9. Kristen R. – Age 11. Kristen was the prettiest, coolest, most fashionable girl in school. She had catlike hazel eyes and perfectly straight, sandy blonde hair. I used to sit behind her in Grade 5 and try to sit at my desk exactly the same way she did. Unfortunately, in her early twenties Kristen completely wrecked her brain on drugs and then began to suffer terribly from mental illness. She’s in and out hospital now, and I’ve seen her begging on the streets from time to time. Who would have known, back in the day when she and I would do air guitar in the girls’ change room at school, how it would all turn out.
10. Winona Ryder – Age 13 onward. My biggest girl crush of all time. I first saw her in Great Balls of Fire (one of my serious, major obsessions) and immediately fell in love with her little oval face, big brown eyes, ponytail and bangs. Wow! I loved how she talked, I loved her full yet small lips, I loved her clothes. From then on I tracked Winona and all her looks and hairstyles, often going to my hairdresser with a photo of Winona’s latest short hairstyle. I got myself a silver chain and cross after I saw her in Mermaids. Yup, Winona was the coolest.

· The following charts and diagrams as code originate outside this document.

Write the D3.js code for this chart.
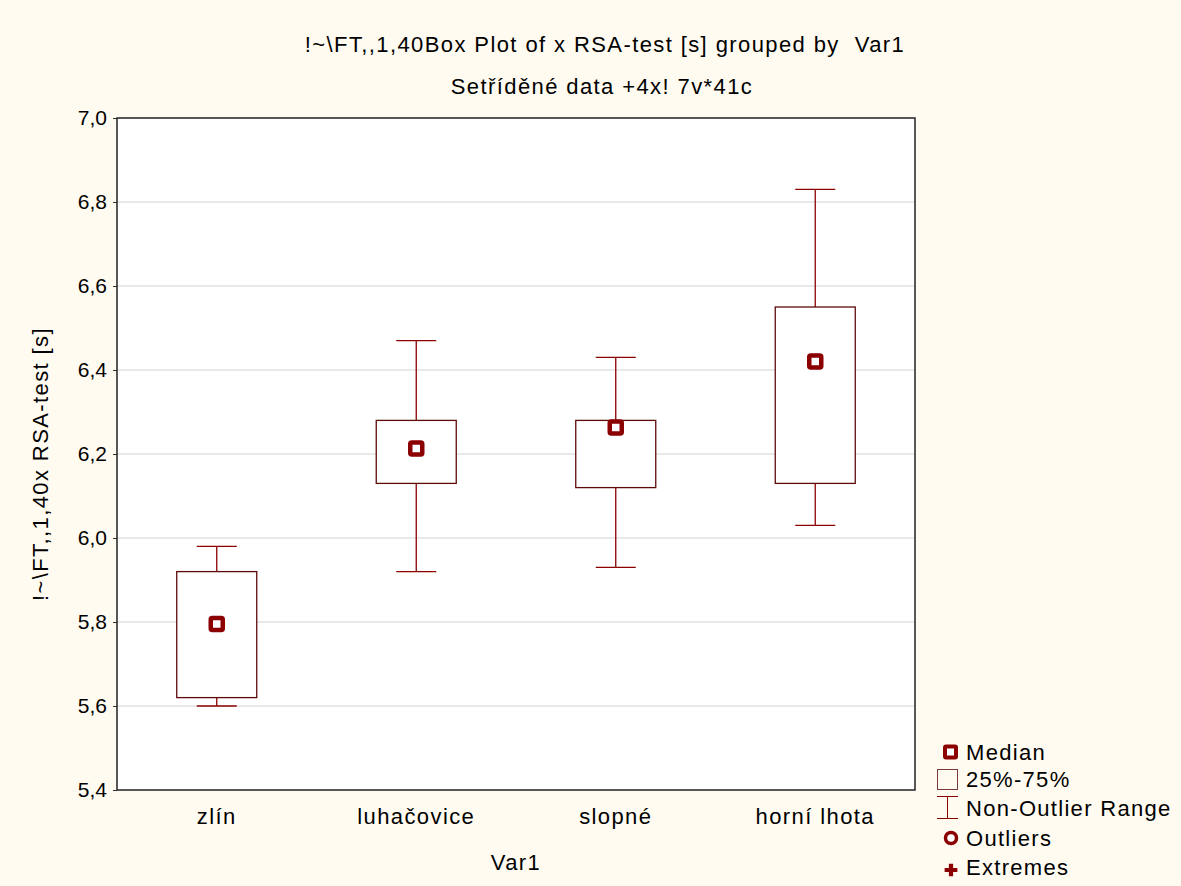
<!DOCTYPE html>
<html>
<head>
<meta charset="utf-8">
<script src="https://cdn.jsdelivr.net/npm/d3@7"></script>
<style>
body{margin:0;padding:0;background:#fffbf0;}
text{font-family:"Liberation Sans",Arial,sans-serif;fill:#000;}
</style>
</head>
<body>
<svg id="chart" width="1181" height="886"></svg>
<script>
const categories = ["zlín", "luhačovice", "slopné", "horní lhota"];
const whiskerMin = [5.60, 5.92, 5.93, 6.03];
const q1 = [5.62, 6.13, 6.12, 6.13];
const medians = [5.795, 6.213, 6.263, 6.42];
const q3 = [5.92, 6.28, 6.28, 6.55];
const whiskerMax = [5.98, 6.47, 6.43, 6.83];
const yTicks = [5.4, 5.6, 5.8, 6.0, 6.2, 6.4, 6.6, 6.8, 7.0];
const legendItems = ["Median", "25%-75%", "Non-Outlier Range", "Outliers", "Extremes"];

const svg = d3.select("#chart");
const W = 1181, H = 886;
const m = {left:117, top:118, right:915, bottom:790};
const red = "#8b0000", boxCol = "#5c0a0a";
const FS = "22px", LS = "1.4px";

svg.append("rect").attr("width", W).attr("height", H).attr("fill", "#fffbf0");

const x = d3.scaleBand().domain(categories).range([m.left, m.right]);
const y = d3.scaleLinear().domain([5.4, 7.0]).range([m.bottom, m.top]);

svg.append("rect").attr("x", m.left).attr("y", m.top)
  .attr("width", m.right - m.left).attr("height", m.bottom - m.top)
  .attr("fill", "#fff");

// grid
svg.append("g").selectAll("line").data(yTicks.slice(1, -1)).join("line")
  .attr("x1", m.left).attr("x2", m.right)
  .attr("y1", d => y(d)).attr("y2", d => y(d))
  .attr("stroke", "#e2e2e2").attr("stroke-width", 1.5);

// y axis
const yAxis = d3.axisLeft(y).tickValues(yTicks).tickSize(4).tickPadding(6)
  .tickFormat(d => d3.format(".1f")(d).replace(".", ","));
const gy = svg.append("g").attr("transform", `translate(${m.left},0)`).call(yAxis);
gy.select(".domain").remove();
gy.selectAll("line").attr("stroke", "#333");
gy.selectAll("text").style("font-size", "21px").style("font-family", '"Liberation Sans",Arial,sans-serif').attr("fill", "#000");

// x axis labels
const xAxis = d3.axisBottom(x).tickSize(0).tickPadding(18);
const gx = svg.append("g").attr("transform", `translate(0,${m.bottom})`).call(xAxis);
gx.select(".domain").remove();
gx.selectAll("text").style("font-size", FS).style("letter-spacing", LS)
  .style("font-family", '"Liberation Sans",Arial,sans-serif').attr("fill", "#000");

// frame
svg.append("rect").attr("x", m.left).attr("y", m.top)
  .attr("width", m.right - m.left).attr("height", m.bottom - m.top)
  .attr("fill", "none").attr("stroke", "#222").attr("stroke-width", 1.5);

const boxW = 80, capW = 40;
const data = categories.map((c, i) => ({c, lo: whiskerMin[i], q1: q1[i], med: medians[i], q3: q3[i], hi: whiskerMax[i]}));
const g = svg.append("g");
data.forEach(d => {
  const cx = x(d.c) + x.bandwidth() / 2;
  const cap = (v) => g.append("line").attr("x1", cx - capW/2).attr("x2", cx + capW/2)
    .attr("y1", y(v)).attr("y2", y(v)).attr("stroke", red).attr("stroke-width", 1.3);
  g.append("line").attr("x1", cx).attr("x2", cx).attr("y1", y(d.hi)).attr("y2", y(d.q3))
    .attr("stroke", red).attr("stroke-width", 1.3);
  g.append("line").attr("x1", cx).attr("x2", cx).attr("y1", y(d.q1)).attr("y2", y(d.lo))
    .attr("stroke", red).attr("stroke-width", 1.3);
  cap(d.hi); cap(d.lo);
  g.append("rect").attr("x", cx - boxW/2).attr("y", y(d.q3))
    .attr("width", boxW).attr("height", y(d.q1) - y(d.q3))
    .attr("fill", "#fff").attr("stroke", boxCol).attr("stroke-width", 1.3);
  g.append("rect").attr("x", cx - 6).attr("y", y(d.med) - 6).attr("width", 12).attr("height", 12)
    .attr("rx", 1.5).attr("fill", "#fff").attr("stroke", red).attr("stroke-width", 4.5);
});

// titles
svg.append("text").attr("x", 605).attr("y", 52).attr("text-anchor", "middle")
  .style("font-size", FS).style("letter-spacing", LS).style("white-space", "pre").attr("xml:space", "preserve")
  .text("!~\\FT,,1,40Box Plot of x RSA-test [s] grouped by  Var1");
svg.append("text").attr("x", 602).attr("y", 94).attr("text-anchor", "middle")
  .style("font-size", FS).style("letter-spacing", LS).text("Setříděné data +4x! 7v*41c");

svg.append("text").attr("transform", "translate(48,464) rotate(-90)").attr("text-anchor", "middle")
  .style("font-size", FS).style("letter-spacing", LS).text("!~\\FT,,1,40x RSA-test [s]");
svg.append("text").attr("x", 516).attr("y", 870).attr("text-anchor", "middle")
  .style("font-size", FS).style("letter-spacing", LS).text("Var1");

// legend
const lg = svg.append("g");
const ly = [752, 779, 808, 838, 867];
legendItems.forEach((t, i) => {
  lg.append("text").attr("x", 966).attr("y", ly[i] + 8).style("font-size", FS).style("letter-spacing", "1.3px").text(t);
});
lg.append("rect").attr("x", 945).attr("y", ly[0] - 5.5).attr("width", 11).attr("height", 11)
  .attr("rx", 1).attr("fill", "#fff").attr("stroke", red).attr("stroke-width", 4);
lg.append("rect").attr("x", 937.5).attr("y", 769.5).attr("width", 20).attr("height", 20)
  .attr("fill", "none").attr("stroke", "#7a3a3a").attr("stroke-width", 1);
lg.append("line").attr("x1", 937).attr("x2", 958).attr("y1", 796.5).attr("y2", 796.5).attr("stroke", red);
lg.append("line").attr("x1", 937).attr("x2", 958).attr("y1", 818.5).attr("y2", 818.5).attr("stroke", red);
lg.append("line").attr("x1", 947.5).attr("x2", 947.5).attr("y1", 796.5).attr("y2", 818.5).attr("stroke", red);
lg.append("circle").attr("cx", 951).attr("cy", ly[3]).attr("r", 5.5)
  .attr("fill", "#fff").attr("stroke", red).attr("stroke-width", 3.5);
lg.append("path").attr("d", d3.symbol(d3.symbolCross, 90)()).attr("transform", `translate(951,870)`)
  .attr("fill", red);
</script>
</body>
</html>
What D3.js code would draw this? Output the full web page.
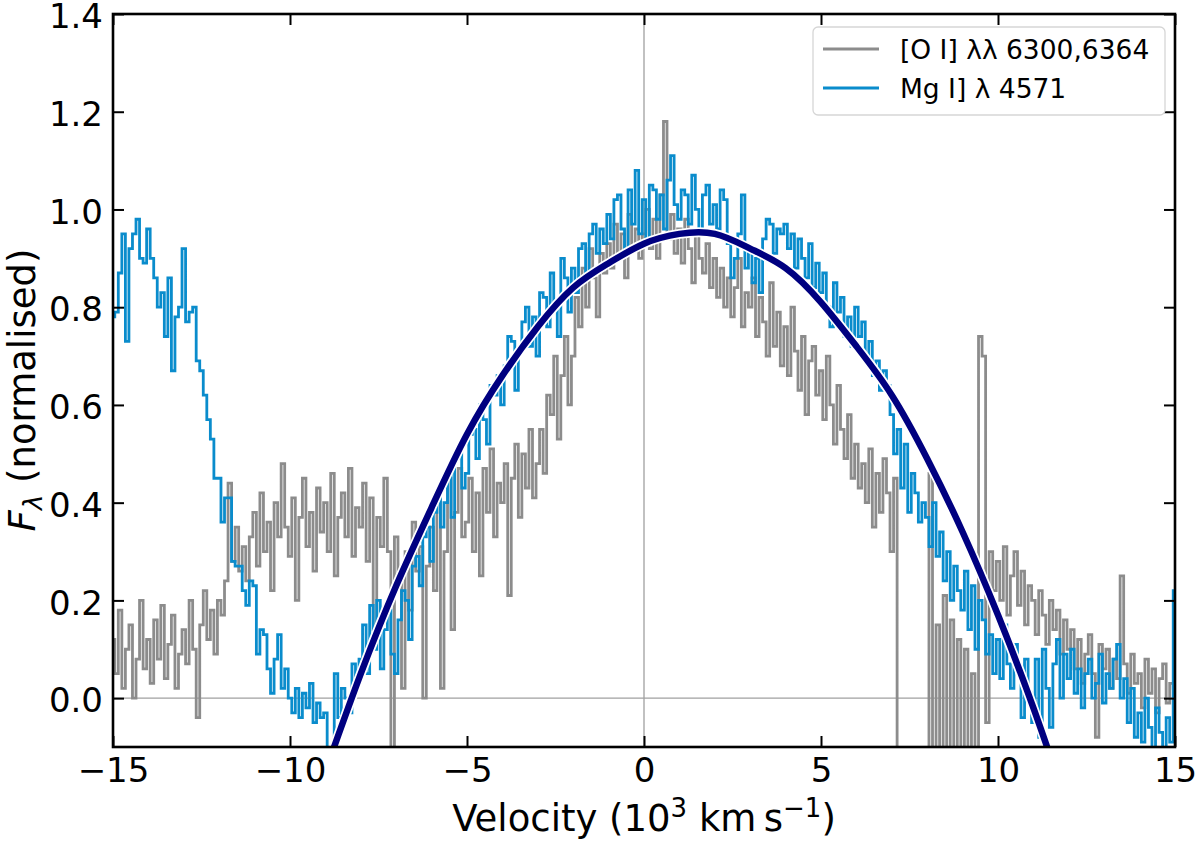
<!DOCTYPE html>
<html>
<head>
<meta charset="utf-8">
<script src="https://d3js.org/d3.v7.min.js"></script>
<style>
  body { margin: 0; background: #fff; }
  text { font-family: "DejaVu Sans", sans-serif; }
</style>
</head>
<body>
<svg width="1200" height="841"></svg>
<script>
// velocity grid of the spectra, in 10^3 km/s
var velStart = -15, velStep = 0.1;

// [O I] 6300,6364 normalised flux, one value per 0.1 bin from -15 to 15
var oiFlux = [
  0.12,0.05,0.18,0.02,0.10,0.15,0.00,0.08,0.20,0.06,   // -15
  0.12,0.03,0.16,0.08,0.19,0.04,0.11,0.17,0.02,0.09,   // -14
  0.14,0.07,0.20,0.10,-0.04,0.15,0.22,0.12,0.18,0.09,  // -13
  0.20,0.17,0.24,0.44,0.28,0.35,0.26,0.31,0.24,0.33,   // -12
  0.38,0.27,0.42,0.30,0.36,0.22,0.40,0.33,0.48,0.35,   // -11
  0.29,0.41,0.20,0.37,0.45,0.31,0.38,0.26,0.43,0.34,   // -10
  0.40,0.30,0.46,0.25,0.37,0.42,0.33,0.47,0.29,0.39,   // -9
  0.35,0.44,0.28,0.41,0.14,0.37,0.31,0.45,0.30,-0.15,  // -8
  0.33,0.24,0.02,0.30,0.18,0.36,0.26,0.31,0.00,0.27,   // -7
  0.35,0.22,0.41,0.02,0.30,0.45,0.14,0.38,0.47,0.33,   // -6
  0.36,0.45,0.30,0.42,0.25,0.47,0.38,0.51,0.33,0.44,   // -5
  0.40,0.48,0.21,0.45,0.52,0.37,0.50,0.43,0.55,0.41,   // -4
  0.48,0.55,0.46,0.62,0.58,0.70,0.53,0.66,0.74,0.60,   // -3
  0.70,0.82,0.76,0.88,0.80,0.92,0.86,0.78,0.91,0.87,   // -2
  0.93,0.88,0.97,0.90,0.95,0.86,0.99,0.92,0.96,0.90,   // -1
  0.95,1.00,0.92,0.98,0.90,1.03,1.18,0.94,0.99,0.91,   // 0
  0.96,0.89,0.98,0.92,0.85,0.95,0.90,0.87,0.93,0.84,   // 1
  0.90,0.82,0.88,0.80,0.86,0.78,0.84,0.90,0.76,0.83,   // 2
  0.80,0.86,0.74,0.82,0.77,0.70,0.85,0.72,0.79,0.68,   // 3
  0.76,0.66,0.80,0.71,0.63,0.74,0.58,0.69,0.72,0.62,   // 4
  0.67,0.57,0.70,0.60,0.52,0.64,0.55,0.49,0.58,0.45,   // 5
  0.52,0.43,0.48,0.40,0.51,0.35,0.46,0.38,0.49,0.42,   // 6
  0.30,0.45,-0.20,-0.20,-0.20,-0.20,-0.20,-0.20,-0.20,-0.20, // 7
  -0.20,0.46,-0.20,0.15,-0.20,0.21,-0.20,0.16,-0.20,0.12,    // 8
  -0.20,0.10,-0.20,0.05,-0.20,0.74,0.70,-0.05,0.30,0.22,     // 9
  0.28,0.20,0.31,0.17,0.25,0.30,0.19,0.26,0.15,0.23,   // 10
  0.20,0.13,0.22,0.17,0.11,0.20,0.14,0.18,0.09,0.16,   // 11
  0.10,0.14,0.06,0.12,0.03,0.09,0.13,0.05,-0.08,0.11,  // 12
  0.06,0.10,0.02,0.08,0.04,0.25,0.07,0.01,0.09,0.03,   // 13
  0.05,-0.02,0.08,0.01,0.06,-0.03,0.04,0.07,-0.01,0.03, // 14
  0.02
];

// Mg I] 4571 normalised flux, same grid
var mgFlux = [
  0.78,0.79,0.87,0.95,0.73,0.92,0.95,0.98,0.90,0.89,   // -15
  0.96,0.90,0.86,0.80,0.83,0.74,0.86,0.67,0.78,0.80,   // -14
  0.92,0.77,0.79,0.80,0.69,0.67,0.62,0.57,0.53,0.45,   // -13
  0.45,0.36,0.41,0.41,0.28,0.27,0.27,0.22,0.19,0.24,   // -12
  0.23,0.09,0.14,0.13,0.06,0.01,0.08,0.13,0.02,0.06,   // -11
  0.00,-0.03,0.02,-0.04,0.01,-0.02,0.03,-0.05,-0.01,-0.04, // -10
  -0.03,-0.12,-0.12,0.05,-0.04,0.02,0.00,-0.03,0.07,0.03,  // -9
  0.08,0.15,0.05,0.19,0.10,0.20,0.06,0.14,0.18,0.09,   // -8
  0.05,0.16,0.22,0.20,0.12,0.27,0.29,0.23,0.33,0.35,   // -7
  0.28,0.38,0.42,0.35,0.40,0.46,0.37,0.49,0.51,0.43,   // -6
  0.46,0.54,0.55,0.49,0.60,0.57,0.52,0.64,0.62,0.66,   // -5
  0.60,0.68,0.74,0.73,0.63,0.71,0.77,0.80,0.72,0.78,   // -4
  0.70,0.83,0.82,0.76,0.87,0.80,0.74,0.90,0.86,0.79,   // -3
  0.88,0.83,0.92,0.93,0.86,0.95,0.97,0.91,0.96,0.93,   // -2
  0.99,0.94,1.02,1.03,0.96,0.91,1.04,0.97,1.08,0.95,   // -1
  1.02,0.93,1.05,1.04,0.98,1.03,0.96,1.06,1.11,1.01,   // 0
  0.98,1.04,1.03,0.97,1.07,1.00,0.95,1.03,1.05,0.97,   // 1
  1.01,0.96,1.04,1.02,0.93,0.86,0.90,0.95,1.03,0.88,   // 2
  0.92,0.85,0.90,0.83,0.94,0.98,0.97,0.91,0.96,0.95,   // 3
  0.97,0.92,0.95,0.88,0.94,0.90,0.86,0.93,0.84,0.89,   // 4
  0.83,0.87,0.80,0.76,0.85,0.79,0.82,0.74,0.78,0.72,   // 5
  0.80,0.74,0.77,0.70,0.73,0.66,0.69,0.63,0.67,0.64,   // 6
  0.58,0.50,0.55,0.43,0.52,0.38,0.46,0.42,0.36,0.40,   // 7
  0.37,0.31,0.40,0.29,0.34,0.24,0.30,0.20,0.27,0.22,   // 8
  0.18,0.26,0.14,0.23,0.10,0.20,0.16,0.09,0.13,0.05,   // 9
  0.12,0.04,0.15,0.07,0.02,0.11,0.05,-0.04,0.08,0.01,  // 10
  -0.05,0.08,-0.08,0.10,0.02,-0.06,0.07,0.12,0.00,0.09, // 11
  0.04,0.10,0.01,0.06,-0.02,0.05,0.08,0.00,0.03,0.09,  // 12
  -0.01,0.05,0.02,0.08,0.11,0.00,0.04,-0.05,0.02,-0.08, // 13
  -0.03,-0.09,0.00,-0.06,-0.12,-0.02,-0.07,-0.12,-0.04,-0.09, // 14
  0.22
];

// model profile
var fitVel  = [-9,-8,-7,-6,-5,-4,-3,-2,-1,0,1,2,3,4,5,6,7,8,9,10,11,12];
var fitFlux = [-0.15,0.05,0.23,0.39,0.54,0.66,0.76,0.84,0.89,0.93,0.95,0.95,0.92,0.88,0.81,0.72,0.62,0.49,0.34,0.17,-0.02,-0.23];

var xTicks = [-15,-10,-5,0,5,10,15];
var yTicks = [0.0,0.2,0.4,0.6,0.8,1.0,1.2,1.4];

var legendItems = [
  {label: "[O I] \u03bb\u03bb 6300,6364", color: "#8c8c8c"},
  {label: "Mg I] \u03bb 4571", color: "#0a8ccc"}
];

var m = {left: 113, right: 1175, top: 14, bottom: 747};

var svg = d3.select("svg");
var x = d3.scaleLinear().domain([-15, 15]).range([m.left, m.right]);
var y = d3.scaleLinear().domain([-0.1, 1.4]).range([m.bottom, m.top]);

svg.append("clipPath").attr("id", "plotclip")
  .append("rect")
  .attr("x", m.left).attr("y", m.top)
  .attr("width", m.right - m.left).attr("height", m.bottom - m.top);

var plot = svg.append("g").attr("clip-path", "url(#plotclip)");

// zero lines
plot.append("line")
  .attr("x1", x(0)).attr("x2", x(0))
  .attr("y1", y(-0.1)).attr("y2", y(1.4))
  .attr("stroke", "#a0a0a0").attr("stroke-width", 1.3);
plot.append("line")
  .attr("x1", x(-15)).attr("x2", x(15))
  .attr("y1", y(0)).attr("y2", y(0))
  .attr("stroke", "#a0a0a0").attr("stroke-width", 1.3);

var step = d3.line()
  .x(function(d, i) { return x(velStart + i * velStep); })
  .y(function(d) { return y(d); })
  .curve(d3.curveStep);

plot.append("path")
  .attr("d", step(oiFlux))
  .attr("fill", "none")
  .attr("stroke", legendItems[0].color)
  .attr("stroke-width", 2.8);

plot.append("path")
  .attr("d", step(mgFlux))
  .attr("fill", "none")
  .attr("stroke", legendItems[1].color)
  .attr("stroke-width", 2.8);

var fitLine = d3.line()
  .x(function(d, i) { return x(fitVel[i]); })
  .y(function(d) { return y(d); })
  .curve(d3.curveNatural);

plot.append("path")
  .attr("d", fitLine(fitFlux))
  .attr("fill", "none")
  .attr("stroke", "#ffffff")
  .attr("stroke-width", 10);
plot.append("path")
  .attr("d", fitLine(fitFlux))
  .attr("fill", "none")
  .attr("stroke", "#000080")
  .attr("stroke-width", 6.5);

// axes, ticks pointing inwards on all four sides
var fmtY = d3.format(".1f");
var gx = svg.append("g").attr("transform", "translate(0," + m.bottom + ")")
  .call(d3.axisBottom(x).tickValues(xTicks).tickSizeInner(-11).tickSizeOuter(0).tickPadding(11).tickFormat(d3.format("d")));
var gxt = svg.append("g").attr("transform", "translate(0," + m.top + ")")
  .call(d3.axisTop(x).tickValues(xTicks).tickSizeInner(-11).tickSizeOuter(0).tickFormat(""));
var gy = svg.append("g").attr("transform", "translate(" + m.left + ",0)")
  .call(d3.axisLeft(y).tickValues(yTicks).tickSizeInner(-11).tickSizeOuter(0).tickPadding(10).tickFormat(fmtY));
var gyr = svg.append("g").attr("transform", "translate(" + m.right + ",0)")
  .call(d3.axisRight(y).tickValues(yTicks).tickSizeInner(-11).tickSizeOuter(0).tickFormat(""));

[gx, gxt, gy, gyr].forEach(function(g) {
  g.select(".domain").remove();
  g.selectAll(".tick line").attr("stroke", "#000").attr("stroke-width", 2);
  g.selectAll(".tick text").attr("font-size", 34).attr("fill", "#000")
    .style("font-family", "'DejaVu Sans', sans-serif");
});
gy.selectAll(".tick text").attr("dy", "0.4em");

svg.append("rect")
  .attr("x", m.left).attr("y", m.top)
  .attr("width", m.right - m.left).attr("height", m.bottom - m.top)
  .attr("fill", "none").attr("stroke", "#000").attr("stroke-width", 2.6);

// axis labels
var xl = svg.append("text")
  .attr("x", (m.left + m.right) / 2).attr("y", 831)
  .attr("text-anchor", "middle").attr("font-size", 37);
xl.append("tspan").text("Velocity (10");
xl.append("tspan").attr("font-size", 26).attr("dy", -14).text("3");
xl.append("tspan").attr("dy", 14).text(" km\u2009s");
xl.append("tspan").attr("font-size", 26).attr("dy", -14).text("\u22121");
xl.append("tspan").attr("dy", 14).text(")");

var yl = svg.append("text")
  .attr("transform", "translate(35,390) rotate(-90)")
  .attr("text-anchor", "middle").attr("font-size", 37);
yl.append("tspan").attr("font-style", "italic").text("F");
yl.append("tspan").attr("font-size", 26).attr("font-style", "italic").attr("dy", 7).text("\u03bb");
yl.append("tspan").attr("dy", -7).text(" (normalised)");

// legend
var lg = svg.append("g");
lg.append("rect")
  .attr("x", 813).attr("y", 27).attr("width", 352).attr("height", 88)
  .attr("rx", 5).attr("fill", "#fff").attr("fill-opacity", 0.85)
  .attr("stroke", "#d6d6d6").attr("stroke-width", 1.3);
var li = lg.selectAll("g.item").data(legendItems).enter().append("g")
  .attr("class", "item")
  .attr("transform", function(d, i) { return "translate(823," + (49 + i * 39) + ")"; });
li.append("line").attr("x1", 0).attr("x2", 56)
  .attr("stroke", function(d) { return d.color; }).attr("stroke-width", 2.8);
li.append("text").attr("x", 77).attr("y", 9.5).attr("font-size", 26.5)
  .text(function(d) { return d.label; });
</script>
</body>
</html>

11. Greta Garbo – Age 15. Now there was a real woman! I watched all her movies, I read all her biographies, I poured over books of photos of her from the library. That sexy accent! That deep voice! Those elegant, large-lidded eyes and sharp cheekbones! I copied her signature and practised making the “G”of my last name just like hers. (I still sign my name G-Garbo style to this day.)
12. Maggie O’Connell from Northern Exposure (played by Janine Turner) – Age 15 to 19. I know my best fried Heather shares this crush! Ah Maggie – she was a pilot with the best short haircut. What a cool, independent woman! Besides, she got to kibbutz with Dr. Fleischman all day long, who I was madly in love with. Lucky, lucky Maggie. While searching for good Maggie photos, I came across Janine Turner’s website, and was horrified to see what she’s become (or was all along, and I just didn’t know) – a right-wing, conservative, Sarah Palin-loving Republican who writes cheesy books about being a single mother, and releases country music CDs with her daughter. Not to mention starring in her very own Christian Yoga DVD, so that you can get a bible reading during your downward dog. Seriously, you have got to check this out (click link above).
Those were all the crushes during my most impressionable ages. There have been some since then, but none as palpable and strong as these ones. Right now I’m really into Laura Calder. The way that woman wields a flan… Anway, I think that some of these girl crushes helped to shape the woman I am today – for the most part (with the notable exception being “Winter” woman), they were all quirky, independent, smart, sassy gals. My kind of women.
Okay girls, who have been some of your girl crushes?